The monastery of Varlaam, now housing seven monks, was founded in the early 16th century, the rock having first been inhabited by hermits in 1350. Apart from an interesting church and a treasury of significant wealth, the monastery is renowned for its outsized cask made in the 16th century to hold 13,000 litres of wine or nearly enough to keep us going for about 50 years!
A long drive through the fertile plains of Thessaly, birthplace of the Centaurs, cultivated almost wholly with cotton, took us to a late and unplanned stop at Lamia and to the only accommodation available in this non tourist area, an expensive hotel. The redeeming features were that the luxurious room had a huge comfortable bed, BBC World TV and an ensuite bathroom with a bath! The hotel did not have a restaurant however and there was no Taverna nearby. There was a Carrefour supermarket next door, however, where we bought half a roast chicken and a couple of hot vegetable dishes from their deli counter, two plastic plates and sets of stainless steel cutlery which we took back to our room to eat washed down with a bottle of reasonable good local wine all for a total of €16.
After a typical continental buffet breakfast we joined the Athens motorway and drove through olive groves and cherry orchards along the coast overlooking the Island of Evvia, Greece’s second largest island of which we saw little through the mist. We cut westward inland through rolling hills and fertile valleys to Mount Parnassus which at 2457 metres dominates the region of Sterea Ellada. The Mountain, the lower slopes of which are covered with Cephalonian fir, is the international symbol of poetry and the mythological home of the Muses and the god Apollo.

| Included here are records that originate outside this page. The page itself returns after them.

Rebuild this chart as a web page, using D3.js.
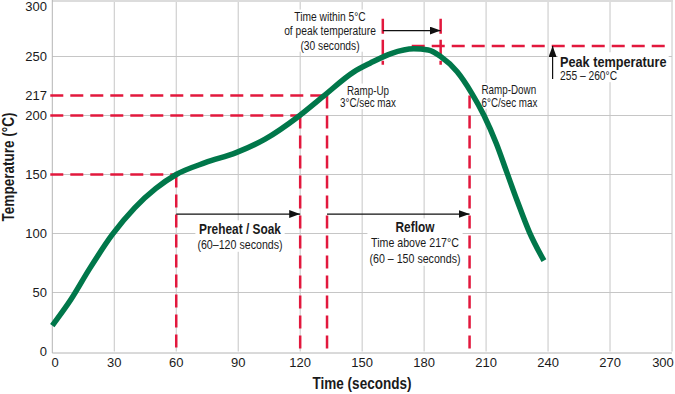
<!DOCTYPE html>
<html>
<head>
<meta charset="utf-8">
<script src="https://cdn.jsdelivr.net/npm/d3@7"></script>
<style>
body { margin: 0; background: #fff; }
text { font-family: "Liberation Sans", Arial, sans-serif; fill: #1a1a1a; }
.tick { font-size: 13px; }
</style>
</head>
<body>
<script>
let width = 675
let height = 394
let narrow = 0.82 // squeeze to look like a condensed face

// axis ticks
let timeTicks = [0, 30, 60, 90, 120, 150, 180, 210, 240, 270, 300]
let tempTicks = [0, 50, 100, 150, 200, 217, 250, 300]

// reflow profile (seconds, °C)
let profileTime = [0, 9, 18, 29, 40, 50, 60, 74, 89, 103, 119, 131, 146, 154, 164, 175, 182, 188, 196, 203, 209, 215, 220, 225, 231, 238]
let profileTemp = [22, 44, 70, 99, 122, 138, 150, 160, 168.5, 180, 199, 216, 237, 244.5, 252.5, 256.5, 255.5, 250, 237, 219, 200, 176, 152, 128, 101, 77]

// red guide lines
let guideTime = [60, 120, 133, 202]
let guideTemp = [150, 200, 217, 217]
let guideHorizontal = [true, true, true, false]

// peak zone
let peakTemp = 259
let peakLineFrom = 174
let peakLineTo = 297
let windowTime = [160, 188]
let windowTemp = [282, 243]

let x = d3.scaleLinear().domain([0, 300]).range([52.3, 672])
let y = d3.scaleLinear().domain([0, 300]).range([351.5, -2.5])

let red = "#e2183d"
let green = "#00774a"
let grid = "#c6c6c6"

let svg = d3.select("body")
.append("svg")
.attr("width", width)
.attr("height", height)

let defs = svg.append("defs")
defs.append("marker")
.attr("id", "head")
.attr("markerUnits", "userSpaceOnUse")
.attr("markerWidth", 11)
.attr("markerHeight", 8)
.attr("refX", 11)
.attr("refY", 4)
.attr("orient", "auto")
.append("path")
.attr("d", "M0,0 L11,4 L0,8 Z")
.attr("fill", "#111")

// gridlines
svg.append("g")
.selectAll("line")
.data(timeTicks.filter(d => d > 0))
.join("line")
.attr("x1", d => x(d)).attr("x2", d => x(d))
.attr("y1", y(0)).attr("y2", 1)
.attr("stroke", grid)

svg.append("g")
.selectAll("line")
.data(tempTicks.filter(d => d > 0 && d < 300 && d % 50 === 0))
.join("line")
.attr("x1", x(0)).attr("x2", x(300))
.attr("y1", d => y(d)).attr("y2", d => y(d))
.attr("stroke", grid)

svg.append("line")
.attr("x1", x(0)).attr("x2", x(300) + 1)
.attr("y1", 1).attr("y2", 1)
.attr("stroke", "#dcdcdc").attr("stroke-width", 2)

svg.append("line")
.attr("x1", x(0)).attr("x2", x(0))
.attr("y1", 0).attr("y2", y(0) + 1.5)
.attr("stroke", "#b4b4b4")

svg.append("line")
.attr("x1", x(0)).attr("x2", x(300))
.attr("y1", y(0) + 1.5).attr("y2", y(0) + 1.5)
.attr("stroke", "#b4b4b4")

// tick labels
svg.append("g")
.selectAll("text")
.data(tempTicks)
.join("text")
.attr("class", "tick")
.attr("x", 47)
.attr("y", d => Math.max(y(d), 6))
.attr("dy", "0.35em")
.attr("text-anchor", "end")
.text(d => d)

svg.append("g")
.selectAll("text")
.data(timeTicks)
.join("text")
.attr("class", "tick")
.attr("x", d => Math.min(Math.max(x(d), 55), 663))
.attr("y", 366.5)
.attr("text-anchor", "middle")
.text(d => d)

// axis titles
svg.append("text")
.attr("transform", "translate(362,389) scale(" + narrow + ",1)")
.attr("text-anchor", "middle")
.style("font-size", "16.5px").style("font-weight", "bold")
.text("Time (seconds)")

svg.append("text")
.attr("transform", "translate(14,167) rotate(-90) scale(" + narrow + ",1)")
.attr("text-anchor", "middle")
.style("font-size", "16.5px").style("font-weight", "bold")
.text("Temperature (°C)")

// annotation blocks with white backing
function block(cx, anchor, lines) {
	let g = svg.append("g")
	g.selectAll("text")
	.data(lines)
	.join("text")
	.attr("transform", d => "translate(" + cx + "," + d.y + ") scale(" + narrow + ",1)")
	.attr("text-anchor", anchor)
	.style("font-size", d => d.size + "px")
	.style("font-weight", d => d.bold ? "bold" : "normal")
	.text(d => d.text)
	let b = g.node().getBBox()
	g.insert("rect", "text")
	.attr("x", b.x - 2).attr("y", b.y)
	.attr("width", b.width + 4).attr("height", b.height)
	.attr("fill", "#fff")
}

block(330, "middle", [
	{text: "Time within 5°C", y: 20.5, size: 12.5},
	{text: "of peak temperature", y: 35, size: 12.5},
	{text: "(30 seconds)", y: 49.5, size: 12.5}
])
block(368, "middle", [
	{text: "Ramp-Up", y: 94.5, size: 12},
	{text: "3°C/sec max", y: 107, size: 12}
])
block(481.5, "start", [
	{text: "Ramp-Down", y: 94, size: 12},
	{text: "6°C/sec max", y: 106.5, size: 12}
])
block(560, "start", [
	{text: "Peak temperature", y: 66.5, size: 15.5, bold: true},
	{text: "255 – 260°C", y: 80, size: 12.5}
])
block(240, "middle", [
	{text: "Preheat / Soak", y: 233.5, size: 14.5, bold: true},
	{text: "(60–120 seconds)", y: 248.5, size: 13}
])
block(415, "middle", [
	{text: "Reflow", y: 231.5, size: 14.5, bold: true},
	{text: "Time above 217°C", y: 247.3, size: 13},
	{text: "(60 – 150 seconds)", y: 262.5, size: 13}
])

// red dashed guides
let guides = svg.append("g")
.attr("stroke", red)
.attr("stroke-width", 2.5)
.attr("stroke-dasharray", "13,7")
.attr("fill", "none")

guideTime.forEach((t, i) => {
	if (guideHorizontal[i]) {
		guides.append("line")
		.attr("x1", x(0) - 2).attr("x2", x(t))
		.attr("y1", y(guideTemp[i])).attr("y2", y(guideTemp[i]))
	}
	guides.append("line")
	.attr("x1", x(t)).attr("x2", x(t))
	.attr("y1", y(guideTemp[i])).attr("y2", y(0) + 1.5)
})

guides.append("line")
.attr("x1", x(peakLineFrom)).attr("x2", x(peakLineTo))
.attr("y1", y(peakTemp)).attr("y2", y(peakTemp))

windowTime.forEach(t => {
	guides.append("line")
	.attr("x1", x(t)).attr("x2", x(t))
	.attr("y1", y(windowTemp[0])).attr("y2", y(windowTemp[1]))
	.attr("stroke-dasharray", "15,6")
})

// profile curve
let pts = profileTime.map((t, i) => [t, profileTemp[i]])
let line = d3.line()
.x(d => x(d[0]))
.y(d => y(d[1]))
.curve(d3.curveMonotoneX)

svg.append("path")
.attr("d", line(pts))
.attr("fill", "none")
.attr("stroke", green)
.attr("stroke-width", 5.5)

// arrows
function arrow(t1, v1, t2, v2) {
	svg.append("line")
	.attr("x1", x(t1)).attr("y1", y(v1))
	.attr("x2", x(t2)).attr("y2", y(v2))
	.attr("stroke", "#111")
	.attr("stroke-width", 1.2)
	.attr("marker-end", "url(#head)")
}

arrow(60, 116.5, 120, 116.5)
arrow(133, 116.5, 202, 116.5)
arrow(windowTime[0], 272, windowTime[1], 272)
arrow(242.2, 231, 242.2, peakTemp)
</script>
</body>
</html>
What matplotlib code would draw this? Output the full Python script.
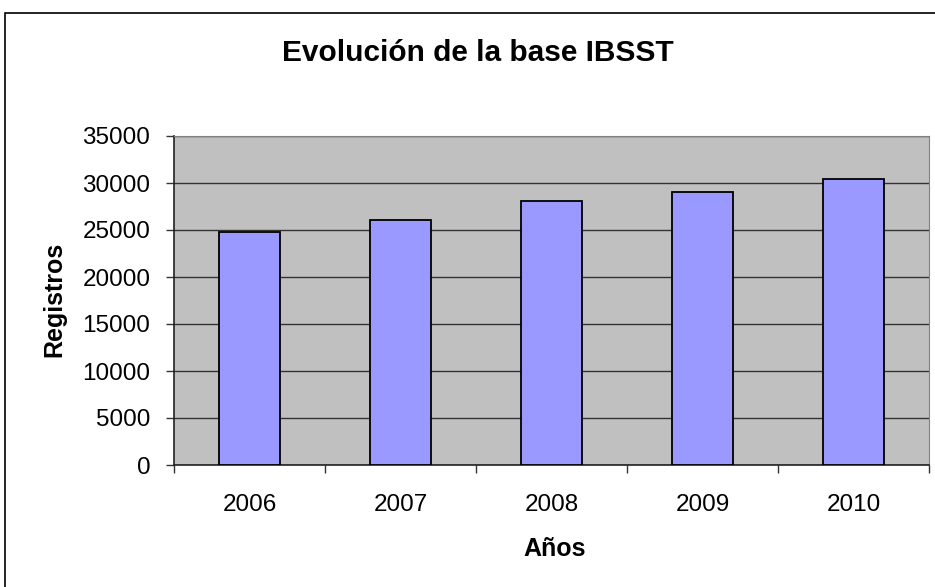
import numpy as np
import matplotlib
matplotlib.use("Agg")
import matplotlib.pyplot as plt
from matplotlib.patches import Rectangle

years = ['2006', '2007', '2008', '2009', '2010']
registros = [24800, 26100, 28100, 29000, 30400]

plt.rcParams['font.family'] = ['Liberation Sans', 'DejaVu Sans']

W, H = 935, 587
fig = plt.figure(figsize=(W / 100, H / 100), dpi=100)
ax = fig.add_axes([174 / W, 1 - 465 / H, (929 - 174) / W, (465 - 136) / H])

x = np.arange(len(years))
ax.set_facecolor('#C0C0C0')
ax.set_axisbelow(True)
ax.yaxis.grid(True, color='#333333', linewidth=1)
ax.bar(x, registros, width=0.41, color='#9999FF', edgecolor='black', linewidth=1.3, zorder=3)

ax.set_xlim(-0.5, len(years) - 0.5)
ax.set_ylim(0, 35000)
ax.set_yticks(np.arange(0, 35001, 5000))
ax.set_xticks(x)
ax.set_xticklabels(years)
ax.set_xticks(np.arange(-0.5, len(years), 1), minor=True)
ax.tick_params(axis='x', which='major', length=0, pad=21, labelsize=17.5)
ax.tick_params(axis='x', which='minor', length=6, width=1, color='#333333')
ax.tick_params(axis='y', length=6, width=1, pad=11, labelsize=17.5, color='#333333')

for side in ['top', 'right']:
    ax.spines[side].set_color('#808080')
for side in ['left', 'bottom']:
    ax.spines[side].set_color('#222222')
    ax.spines[side].set_linewidth(1.2)

fig.text(478 / W, 1 - 53 / H, 'Evolución de la base IBSST', fontsize=21.5, fontweight='bold',
         ha='center', va='center')
fig.text(555 / W, 1 - 549 / H, 'Años', fontsize=18, fontweight='bold', ha='center', va='center')
fig.text(54 / W, 1 - 299 / H, 'Registros', fontsize=18, fontweight='bold', ha='center', va='center',
         rotation=90)

# outer chart frame
fig.patches.append(Rectangle((5 / W, -0.1), 1.2, 1 - 13 / H + 0.1, transform=fig.transFigure,
                             fill=False, edgecolor='black', linewidth=1.2))

fig.savefig('out.png', dpi=100)
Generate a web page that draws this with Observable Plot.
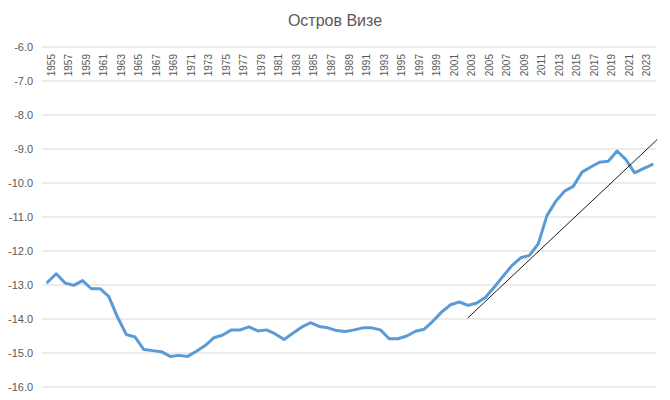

Views over the azure sea and rock strewn foreshore of the Gulf of Corinth from the fragrant Aleppo pine and heather covered slopes of the Gerania hills heralded our imminent arrival at the impressive Corinth canal. Rather than risk sailing round the dreaded Cape Matapan, the southernmost point of the Peloponnese, the ancients would beach their boats, drag them six kilometres across the isthmus here on a paved slipway and relaunch them on the other side. Next spring we will avoid the feared cape not by dragging Bella over the isthmus but by sailing through the canal that they have conveniently built for us! Nero started construction in 1st Century AD but the 23 metre wide cutting through the sandstone was only completed between 1882 and 1893. What a mammoth task it must have been to dig this volume of sandstone without the use of today’s machines. One marvels at it but I wonder where they dumped all the spoil!
Ancient Corinth, built by the Romans circa 46AD, prospered from its position on the trade route between the Saronic and Corinthian Gulfs, the shortest way between the eastern Mediterranean and the Adriatic and Italy. With a population of three quarters of a million it was Greece’s largest Roman city and it gained a reputation for immoral living which St Paul criticised in 52AD. The site was closed for the day when we arrived in the early afternoon either because of winter hours or because staff hadn’t turned up for work! We don’t know which to believe of the two stories given to us! We were able to get reasonably close glimpses of three of the major elements of the town from outside the perimeter fence – the Theatre, the striking temple of Apollo and the marble paved Lechaion Way that linked the town with its sea port. The Bema or platform where St Paul was accused of sacrilege by the Jews of Corinth was also apparent.